Unfortunately, MDR has been much abused in recent years and the Tax Tribunals are full of claims for MDR by people who’ve bought large properties with outbuildings. HMRC have a success rate in these cases which would shame Pep Guardiola but they’ve obviously now decided that it’s time to stop the game and take their ball away. MDR will be abolished from 1 June 2024, but properties on which contracts have been exchanged by today will still be eligible.

This will result in increased tax charges for serial property investors.

The loss of MDR may impact those property investors who wish to incorporate property businesses or who decide that the loss of Furnished Holiday Lettings status means that they need to consider the structures of their businesses.
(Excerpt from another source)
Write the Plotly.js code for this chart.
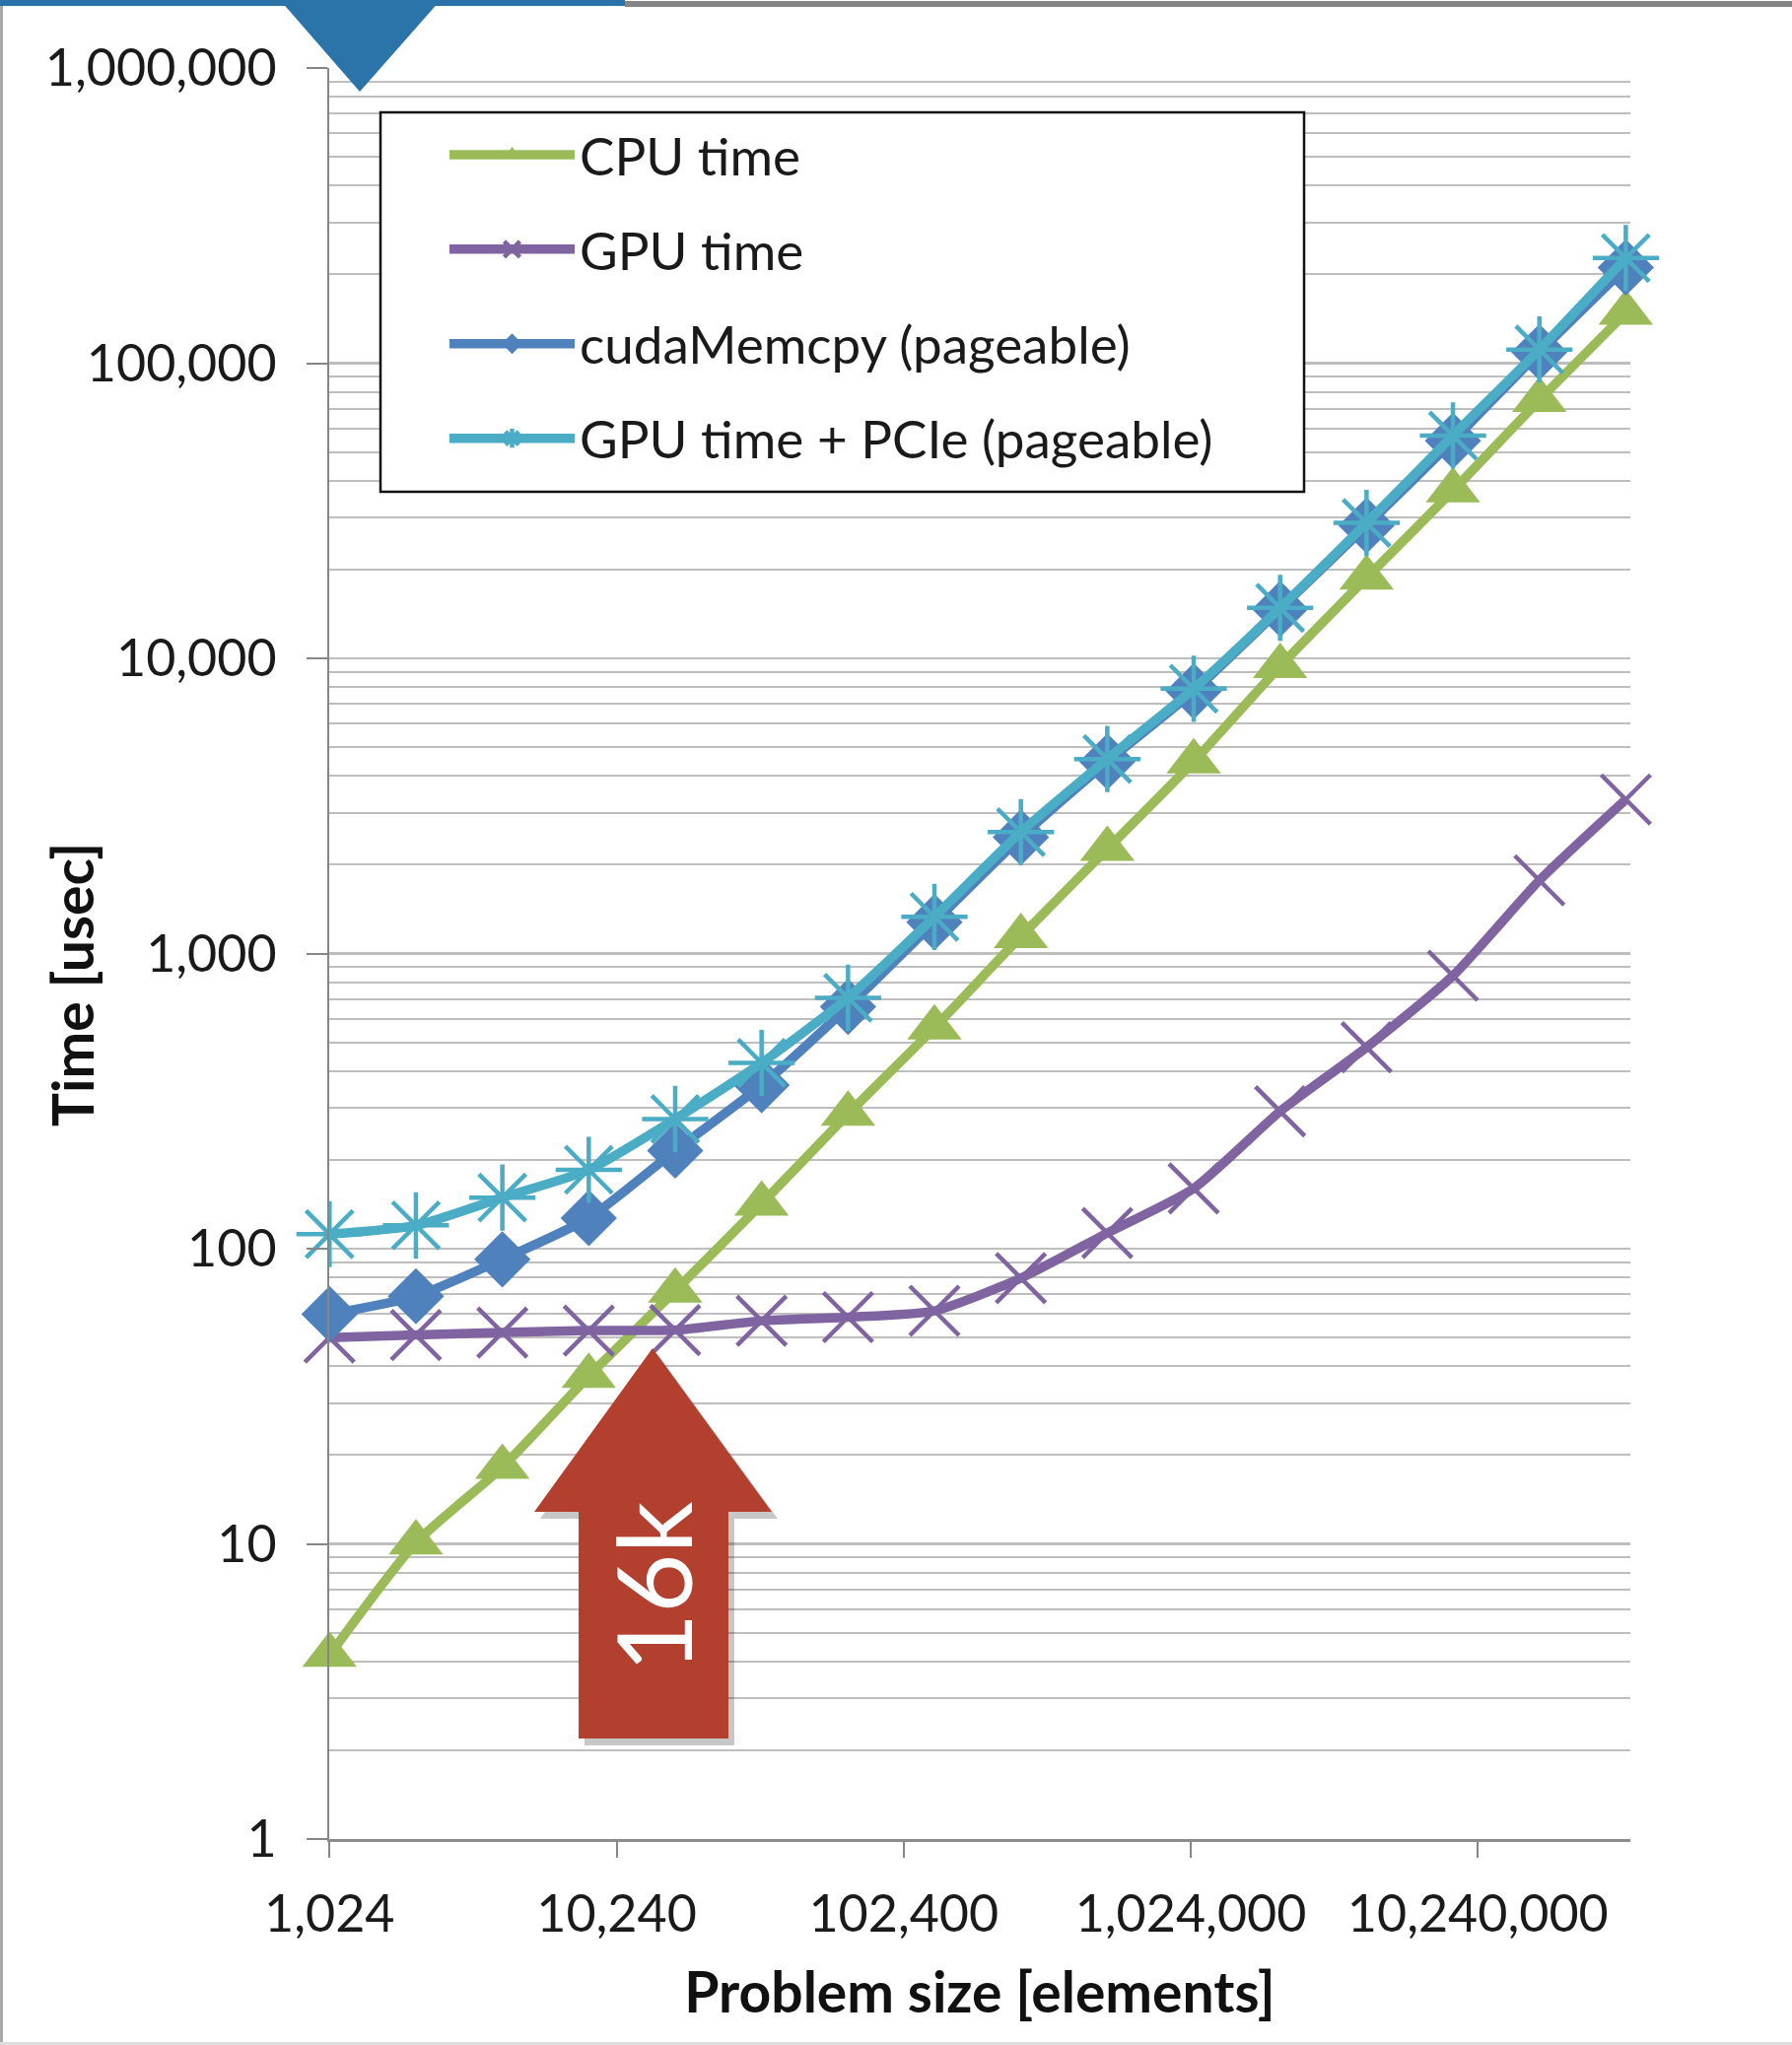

The Budget and the General Election

Returning to our theme, there were, of course, two general elections in 1974, with Harold Wilson winning both. Despite the dire state of the country at that time, the new Labour government apparently spent more time arguing with Harold Wilson’s personal secretary about who should have lunch with him than trying to find solutions to the rampant rate of inflation (20% and rising) or the constant strikes. Things got so desperate that senior ministers discussed whether they should plot to kill her! The Liberal party at the time was led by Jeremy Thorpe who had an obsession with hovercraft and spent as much of the campaign as he could travelling on them. He hired a hitman to kill his gay ex-lover but the hitman only succeeded in killing the lover’s Great Dane! Ted Heath lost both elections despite being the only leader not involved in murder plots!

More fortuitously*, the events of 1974 paved the way for the ascent of Margaret Thatcher and the tax cutting Budgets of the 1980s as the country recovered from its nadir. The present may not seem great but things can get better!